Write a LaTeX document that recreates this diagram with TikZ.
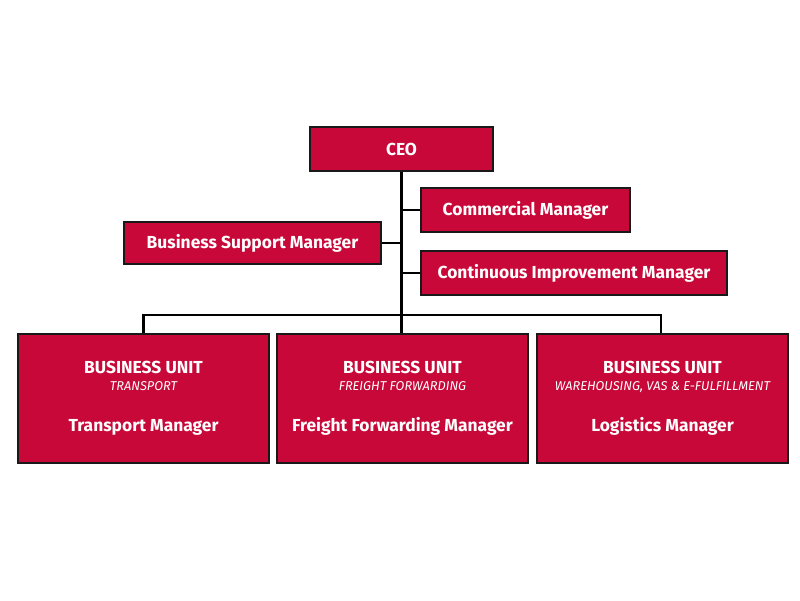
\documentclass[tikz,border=0pt]{standalone}
\usepackage{fontspec}
\setmainfont{Fira Sans}
\definecolor{boxred}{RGB}{200,8,56}
\definecolor{edge}{RGB}{25,25,25}
\begin{document}
\begin{tikzpicture}[x=1pt,y=-1pt,
  box/.style={draw=edge,line width=2pt,fill=boxred,text=white,font=\fontsize{17.4}{20}\selectfont\bfseries,inner sep=0pt,anchor=north west},
  unit/.style={box,align=center},
  link/.style={draw=black,line width=2.1pt}]
\useasboundingbox (0,0) rectangle (800,600);
\node[box,minimum width=183pt,minimum height=44pt] (ceo) at (309,126) {CEO};
\node[box,minimum width=209pt,minimum height=44pt] (com) at (420,187) {Commercial Manager};
\node[box,minimum width=257pt,minimum height=42pt] (bsm) at (123,221) {Business Support Manager};
\node[box,minimum width=306pt,minimum height=44pt] (cim) at (420,250) {Continuous Improvement Manager};
\node[unit,minimum width=251pt,minimum height=129pt] (u1) at (17,333) {BUSINESS UNIT\\[-3pt]{\fontsize{12.8}{14}\selectfont\mdseries\itshape TRANSPORT}\\[21pt]Transport Manager};
\node[unit,minimum width=251pt,minimum height=129pt] (u2) at (276,333) {BUSINESS UNIT\\[-3pt]{\fontsize{12.8}{14}\selectfont\mdseries\itshape FREIGHT FORWARDING}\\[21pt]Freight Forwarding Manager};
\node[unit,minimum width=251pt,minimum height=129pt] (u3) at (536,333) {BUSINESS UNIT\\[-3pt]{\fontsize{12.8}{14}\selectfont\mdseries\itshape WAREHOUSING, VAS \& E-FULFILLMENT}\\[21pt]Logistics Manager};
\coordinate (bar) at (400,315);
\draw[link] (ceo.south) -- (ceo.south |- u2.north);
\draw[link] (com.west) -- (com.west -| ceo.south);
\draw[link] (cim.west) -- (cim.west -| ceo.south);
\draw[link] (bsm.east) -- (bsm.east -| ceo.south);
\draw[link] (u1.north) -- (u1.north |- bar) -- ([xshift=-1.5pt]u3.north |- bar) -- ([xshift=-1.5pt]u3.north);
\end{tikzpicture}
\end{document}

▸ **Task goal**: Give every line back word for word and leave the pictures out.

▸ **Task result**:
Write a LaTeX document that recreates this diagram with TikZ.
\documentclass[tikz,border=0pt]{standalone}
\usepackage{fontspec}
\setmainfont{Fira Sans}
\definecolor{boxred}{RGB}{200,8,56}
\definecolor{edge}{RGB}{25,25,25}
\begin{document}
\begin{tikzpicture}[x=1pt,y=-1pt,
  box/.style={draw=edge,line width=2pt,fill=boxred,text=white,font=\fontsize{17.4}{20}\selectfont\bfseries,inner sep=0pt,anchor=north west},
  unit/.style={box,align=center},
  link/.style={draw=black,line width=2.1pt}]
\useasboundingbox (0,0) rectangle (800,600);
\node[box,minimum width=183pt,minimum height=44pt] (ceo) at (309,126) {CEO};
\node[box,minimum width=209pt,minimum height=44pt] (com) at (420,187) {Commercial Manager};
\node[box,minimum width=257pt,minimum height=42pt] (bsm) at (123,221) {Business Support Manager};
\node[box,minimum width=306pt,minimum height=44pt] (cim) at (420,250) {Continuous Improvement Manager};
\node[unit,minimum width=251pt,minimum height=129pt] (u1) at (17,333) {BUSINESS UNIT\\[-3pt]{\fontsize{12.8}{14}\selectfont\mdseries\itshape TRANSPORT}\\[21pt]Transport Manager};
\node[unit,minimum width=251pt,minimum height=129pt] (u2) at (276,333) {BUSINESS UNIT\\[-3pt]{\fontsize{12.8}{14}\selectfont\mdseries\itshape FREIGHT FORWARDING}\\[21pt]Freight Forwarding Manager};
\node[unit,minimum width=251pt,minimum height=129pt] (u3) at (536,333) {BUSINESS UNIT\\[-3pt]{\fontsize{12.8}{14}\selectfont\mdseries\itshape WAREHOUSING, VAS \& E-FULFILLMENT}\\[21pt]Logistics Manager};
\coordinate (bar) at (400,315);
\draw[link] (ceo.south) -- (ceo.south |- u2.north);
\draw[link] (com.west) -- (com.west -| ceo.south);
\draw[link] (cim.west) -- (cim.west -| ceo.south);
\draw[link] (bsm.east) -- (bsm.east -| ceo.south);
\draw[link] (u1.north) -- (u1.north |- bar) -- ([xshift=-1.5pt]u3.north |- bar) -- ([xshift=-1.5pt]u3.north);
\end{tikzpicture}
\end{document}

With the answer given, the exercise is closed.